New concepts for warm times needed

Winter tourism faces the challenge of breaking new ground, says the Wiener Zeitung:

“With narrow bands of artificial snow winding their way down lush green slopes into the valleys, winter tourism is becoming grotesque. The tourism experts in the regions along the Alpine Arc will have to rethink their winter tourism concepts - this was already being said at the beginning of the Covid pandemic, but little has been done so far. ... Of course, snow may still be yet to come; the astronomical winter is long. But the trend - and this is what science has predicted - is towards much too warm, much too dry weather. ... Moreover, this is only the beginning. The trouble is that humanity won't get any further with climate alarmism.”

Libération (FR) /

Snow cannons are not the solution

What is needed now is climate-friendly travel concepts for mountain tourism, writes geographer Magali Reghezza-Zitt in Libération:

“Instead of fetishising the snow cannon, perhaps we could begin to think seriously about changes in our approach, about reconversion and relocation. ... Thousands of jobs depend on this.
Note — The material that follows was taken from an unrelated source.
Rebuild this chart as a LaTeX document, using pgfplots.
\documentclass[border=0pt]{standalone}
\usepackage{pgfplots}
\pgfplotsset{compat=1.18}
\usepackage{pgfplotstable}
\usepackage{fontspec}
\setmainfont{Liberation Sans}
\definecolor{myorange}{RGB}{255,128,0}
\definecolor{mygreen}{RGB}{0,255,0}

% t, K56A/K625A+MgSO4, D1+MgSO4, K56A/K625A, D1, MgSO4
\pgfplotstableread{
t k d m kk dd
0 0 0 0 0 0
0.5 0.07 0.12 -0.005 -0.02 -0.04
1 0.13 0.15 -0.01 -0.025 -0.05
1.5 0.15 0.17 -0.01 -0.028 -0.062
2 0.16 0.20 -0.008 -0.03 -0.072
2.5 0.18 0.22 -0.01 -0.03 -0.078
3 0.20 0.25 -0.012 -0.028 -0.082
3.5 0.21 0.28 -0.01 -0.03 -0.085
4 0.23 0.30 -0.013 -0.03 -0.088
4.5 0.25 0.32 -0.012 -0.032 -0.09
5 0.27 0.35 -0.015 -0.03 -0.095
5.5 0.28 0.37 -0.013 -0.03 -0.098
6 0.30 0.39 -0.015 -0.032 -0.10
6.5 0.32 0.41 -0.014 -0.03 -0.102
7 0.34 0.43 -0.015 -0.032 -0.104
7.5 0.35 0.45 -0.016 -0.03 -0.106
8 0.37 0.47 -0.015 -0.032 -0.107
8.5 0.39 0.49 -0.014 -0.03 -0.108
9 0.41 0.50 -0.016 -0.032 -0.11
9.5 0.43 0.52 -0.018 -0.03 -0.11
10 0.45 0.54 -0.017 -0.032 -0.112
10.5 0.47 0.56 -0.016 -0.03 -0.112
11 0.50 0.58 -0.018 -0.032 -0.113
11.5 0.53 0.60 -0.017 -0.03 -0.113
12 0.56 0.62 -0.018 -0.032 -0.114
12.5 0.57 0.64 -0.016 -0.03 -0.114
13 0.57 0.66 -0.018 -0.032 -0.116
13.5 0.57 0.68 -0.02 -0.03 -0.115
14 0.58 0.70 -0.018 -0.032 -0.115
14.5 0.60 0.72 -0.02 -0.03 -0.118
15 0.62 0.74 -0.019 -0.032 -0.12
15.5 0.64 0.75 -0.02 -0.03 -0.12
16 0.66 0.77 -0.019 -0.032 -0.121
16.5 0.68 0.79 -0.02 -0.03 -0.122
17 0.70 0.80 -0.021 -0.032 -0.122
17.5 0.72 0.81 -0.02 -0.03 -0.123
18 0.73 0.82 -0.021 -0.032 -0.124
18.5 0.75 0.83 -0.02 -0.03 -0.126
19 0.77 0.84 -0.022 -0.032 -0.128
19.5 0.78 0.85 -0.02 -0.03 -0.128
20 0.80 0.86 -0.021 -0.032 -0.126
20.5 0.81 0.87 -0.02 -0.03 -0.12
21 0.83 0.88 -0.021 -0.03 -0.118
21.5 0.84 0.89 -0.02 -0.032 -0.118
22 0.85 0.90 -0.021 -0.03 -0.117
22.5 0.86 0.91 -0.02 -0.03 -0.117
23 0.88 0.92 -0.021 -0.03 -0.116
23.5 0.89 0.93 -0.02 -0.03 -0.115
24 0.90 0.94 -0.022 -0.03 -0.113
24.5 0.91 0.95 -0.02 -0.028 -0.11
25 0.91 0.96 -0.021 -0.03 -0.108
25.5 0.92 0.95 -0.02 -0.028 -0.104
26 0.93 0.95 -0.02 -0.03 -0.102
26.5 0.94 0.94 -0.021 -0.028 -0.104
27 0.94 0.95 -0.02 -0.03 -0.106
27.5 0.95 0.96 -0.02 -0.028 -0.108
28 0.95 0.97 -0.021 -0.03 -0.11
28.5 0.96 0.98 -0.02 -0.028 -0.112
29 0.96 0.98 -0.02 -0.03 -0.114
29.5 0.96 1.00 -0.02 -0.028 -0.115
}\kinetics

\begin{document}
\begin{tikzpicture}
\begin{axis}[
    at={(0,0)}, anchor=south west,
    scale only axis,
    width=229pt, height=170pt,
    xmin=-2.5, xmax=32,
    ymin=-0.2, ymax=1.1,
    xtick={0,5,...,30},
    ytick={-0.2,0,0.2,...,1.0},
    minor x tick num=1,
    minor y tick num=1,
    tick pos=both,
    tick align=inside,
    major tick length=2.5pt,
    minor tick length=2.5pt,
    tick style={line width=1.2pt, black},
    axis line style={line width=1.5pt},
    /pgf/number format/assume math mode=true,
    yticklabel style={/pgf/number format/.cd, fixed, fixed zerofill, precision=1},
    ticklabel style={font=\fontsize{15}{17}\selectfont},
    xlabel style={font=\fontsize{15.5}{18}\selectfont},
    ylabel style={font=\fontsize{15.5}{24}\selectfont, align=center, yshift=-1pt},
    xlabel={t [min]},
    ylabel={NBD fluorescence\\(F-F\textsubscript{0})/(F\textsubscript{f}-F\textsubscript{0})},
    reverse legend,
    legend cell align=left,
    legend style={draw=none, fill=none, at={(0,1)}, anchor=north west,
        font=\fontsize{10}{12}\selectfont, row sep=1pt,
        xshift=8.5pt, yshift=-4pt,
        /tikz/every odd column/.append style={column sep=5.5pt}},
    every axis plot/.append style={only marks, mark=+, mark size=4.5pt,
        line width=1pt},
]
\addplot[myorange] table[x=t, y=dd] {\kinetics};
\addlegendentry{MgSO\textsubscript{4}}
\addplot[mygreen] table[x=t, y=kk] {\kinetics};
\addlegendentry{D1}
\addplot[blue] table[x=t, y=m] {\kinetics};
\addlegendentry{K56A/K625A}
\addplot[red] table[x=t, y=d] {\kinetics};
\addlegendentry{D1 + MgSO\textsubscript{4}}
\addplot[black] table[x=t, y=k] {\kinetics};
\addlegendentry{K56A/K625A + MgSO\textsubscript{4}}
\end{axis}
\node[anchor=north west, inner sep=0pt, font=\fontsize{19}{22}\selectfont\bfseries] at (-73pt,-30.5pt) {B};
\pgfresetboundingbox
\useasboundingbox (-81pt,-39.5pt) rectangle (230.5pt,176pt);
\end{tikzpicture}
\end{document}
Nothing is pre-determined. Expert research on the design of tourist sites reminds us that this activity is constantly being reinvented. ... The changing climate means that we must stop opening new slopes and investing in infrastructure that will be abandoned in a few years' time. Financial support must be provided to areas that are tackling structural change.”

Aargauer Zeitung (CH) /

Incentive for climate-conscious action

The unusually warm temperatures could finally force humankind to rethink its behaviour, the Aargauer Zeitung hopes:

“As bad as the war in Ukraine is, and as all-encompassing as the Covid pandemic was, it is the climate crisis that will increasingly impress itself upon us in 2023 as one of the major problems of our time. ... Emissions that cause global warming continue to rise. Yet they were supposed to be halved by 2030 in order to achieve the much-lauded 1.5-degree target. There is hope, however: some researchers point to a tipping point that could set positive processes in motion: renewable energies are becoming cheaper, and people are increasingly questioning their behaviour. The record highs could serve as an additional incentive.”